Dan Williams <dan.j.williams(a)intel.com> writes:
On Mon, Apr 15, 2019 at 1:32 PM Jeff Moyer <jmoyer(a)redhat.com>
wrote:
>
> Hi,
>
> We ran into a situation where one dimm's label area was corrupt (it had
> multiple entries for the same DPA), and so that nmem was disabled. The
> region as a whole was enabled, though. In this case, there was a single
> namespace that showed up as disabled. Trying to reconfigure that
> namespace resulted in the following panic:
I'm concerned that there is a seed device for userspace to get its
hopes up thinking it can do anything with the region.
That looked to be by design, to me. I thought we kept the region active
in case you wanted to create a dimm local (blk) namespace.
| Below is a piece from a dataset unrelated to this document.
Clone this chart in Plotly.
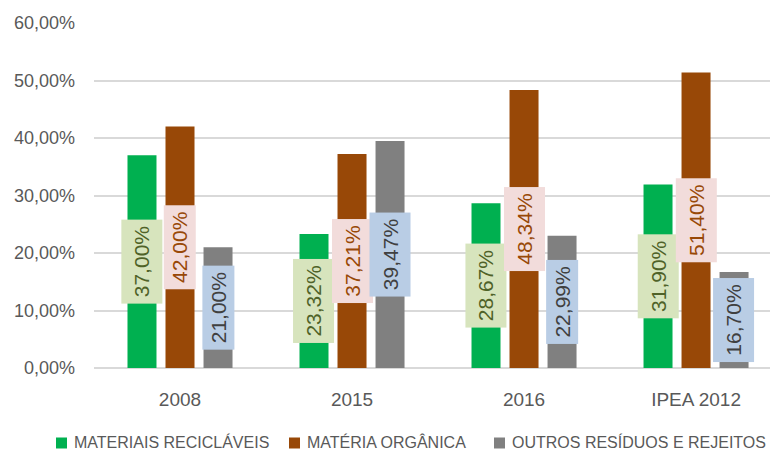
import plotly.graph_objects as go

# Waste composition by survey (percent of total)
categories = ["2008", "2015", "2016", "IPEA 2012"]
reciclaveis = [37.00, 23.32, 28.67, 31.90]
organica = [42.00, 37.21, 48.34, 51.40]
outros = [21.00, 39.47, 22.99, 16.70]

series = [
    ("MATERIAIS RECICLÁVEIS", reciclaveis, "#00B050", "#D7E4BD", "#4F6228"),
    ("MATÉRIA ORGÂNICA", organica, "#984807", "#F2DCDB", "#984807"),
    ("OUTROS RESÍDUOS E REJEITOS", outros, "#808080", "#B9CDE5", "#404040"),
]

FONT = "Liberation Sans"
GREY_TEXT = "#595959"
BARGAP = 0.337
BARGROUPGAP = 0.237

W, H = 770, 451
M_L, M_R, M_T, M_B = 94, 0, 23, 83
PLOT_W = W - M_L - M_R
PLOT_H = H - M_T - M_B

# label boxes that are drawn narrower (series index, category index)
NARROW_BOXES = {(1, 0), (2, 0), (2, 2)}

fig = go.Figure()
for name, vals, color, _, _ in series:
    fig.add_trace(go.Bar(
        name=name,
        x=categories,
        y=[v / 100 for v in vals],
        marker=dict(color=color, line=dict(width=0)),
        showlegend=False,
    ))


def pct(v):
    return f"{v:.2f}".replace(".", ",") + "%"


# Rotated value labels in coloured boxes, centred on each bar
slot = (1 - BARGAP) / len(series)
annotations = []
for s_idx, (name, vals, color, box, txt) in enumerate(series):
    offset = (s_idx - (len(series) - 1) / 2) * slot
    for c_idx, v in enumerate(vals):
        annotations.append(dict(
            x=c_idx + offset, y=v / 200, xref="x", yref="y",
            text=pct(v), showarrow=False, textangle=-90,
            bgcolor=box, borderpad=0, borderwidth=0,
            width=84, height=32 if (s_idx, c_idx) in NARROW_BOXES else 41,
            font=dict(family=FONT, size=21, color=txt),
        ))


# Legend row along the bottom: swatch + caption for each series
def px_x(px):
    return (px - M_L) / PLOT_W


def px_y(py):
    return (H - M_B - py) / PLOT_H


legend_y = 442
swatch = 11
legend_x = [56, 289, 494]
shapes = []
for (name, _, color, _, _), lx in zip(series, legend_x):
    shapes.append(dict(
        type="rect", xref="paper", yref="paper",
        x0=px_x(lx), x1=px_x(lx + swatch),
        y0=px_y(legend_y + 1 + swatch / 2), y1=px_y(legend_y + 1 - swatch / 2),
        fillcolor=color, line=dict(width=0),
    ))
    annotations.append(dict(
        x=px_x(lx + swatch + 5), y=px_y(legend_y), xref="paper", yref="paper",
        text=name, showarrow=False, xanchor="left", yanchor="middle",
        font=dict(family=FONT, size=16, color=GREY_TEXT),
    ))

fig.update_layout(
    width=W, height=H,
    margin=dict(l=M_L, r=M_R, t=M_T, b=M_B),
    paper_bgcolor="white", plot_bgcolor="white",
    barmode="group", bargap=BARGAP, bargroupgap=BARGROUPGAP,
    separators=", ",
    font=dict(family=FONT, color=GREY_TEXT),
    annotations=annotations,
    shapes=shapes,
    showlegend=False,
)
fig.update_xaxes(
    type="category", range=[-0.5, 3.43],
    showgrid=False, showline=False, zeroline=False, ticks="",
    ticklabelstandoff=18,
    tickfont=dict(family=FONT, size=19, color=GREY_TEXT),
)
fig.update_yaxes(
    range=[0, 0.6], dtick=0.1, tickformat=".2%",
    showgrid=True, gridcolor="#D9D9D9", gridwidth=1.5,
    zeroline=True, zerolinecolor="#D9D9D9", zerolinewidth=1.5,
    showline=False, ticks="", ticklabelstandoff=18,
    tickfont=dict(family=FONT, size=18, color=GREY_TEXT),
)

fig.write_html("out.html")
> BUG: unable to handle kernel NULL pointer dereference at
0000000000000024
> [ 108.386384] #PF error: [normal kernel read fault]
> [ 108.391090] PGD 11c3eae5067 P4D 11c3eae5067 PUD 11c262c9067 PMD 0
> [ 108.397267] Oops: 0000 [#1] SMP NOPTI
> [ 108.400936] CPU: 39 PID: 3838 Comm: ndctl Not tainted 5.1.0-rc5 #1
> [ 108.407114] Hardware name: Intel Corporation PURLEY/PURLEY, BIOS
SE5C620.86B.0D.01.0286.011120190816 01/11/2019
> [ 108.417200] RIP: 0010:preamble_next+0xd/0x60 [libnvdimm]
> ...
>
> The problem is that there is no driver data associated with the
> nd_mapping in this case. Check for that.
>
> Signed-off-by: Jeff Moyer <jmoyer(a)redhat.com>
> Reported-by: Zhang Yi <yizhan(a)redhat.com>
>
> diff --git a/drivers/nvdimm/label.c b/drivers/nvdimm/label.c
> index f3d753d3169c..da1f28d8c9e6 100644
> --- a/drivers/nvdimm/label.c
> +++ b/drivers/nvdimm/label.c
> @@ -1217,7 +1217,7 @@ static int del_labels(struct nd_mapping *nd_mapping, u8 *uuid)
> return 0;
>
> /* no index || no labels == nothing to delete */
> - if (!preamble_next(ndd, &nsindex, &free, &nslot))
> + if (!ndd || !preamble_next(ndd, &nsindex, &free, &nslot))
> return 0;
This looks ok, but I think I'd prefer to fix init_active_labels() to
make sure it is failing region activation. I suspect something is
wrong with this logic, but nothing is immediately coming to mind.
I also worry that, if there had been available space in the region,
new namespace creation could fail in the same way.
/*
* If the dimm is disabled then we may need to prevent
* the region from being activated.
*/
if (!ndd) {
if (test_bit(NDD_LOCKED, &nvdimm->flags))
/* fail, label data may be unreadable */;
else if (test_bit(NDD_ALIASING, &nvdimm->flags))
/* fail, labels needed to disambiguate dpa */;
else
return 0;
dev_err(&nd_region->dev, "%s: is %s, failing
probe\n",
dev_name(&nd_mapping->nvdimm->dev),
test_bit(NDD_LOCKED, &nvdimm->flags)
? "locked" : "disabled");
return -ENXIO;
}
I also looked at this logic. The only thing wrong here, I think, is
that you don't need to disable the region for a locked dimm (unless all
dimms are locked).
I'll try to reproduce...
OK. If you can create custom labels, I'd say that would be the easiest
way to reproduce this.
Thanks!
Jeff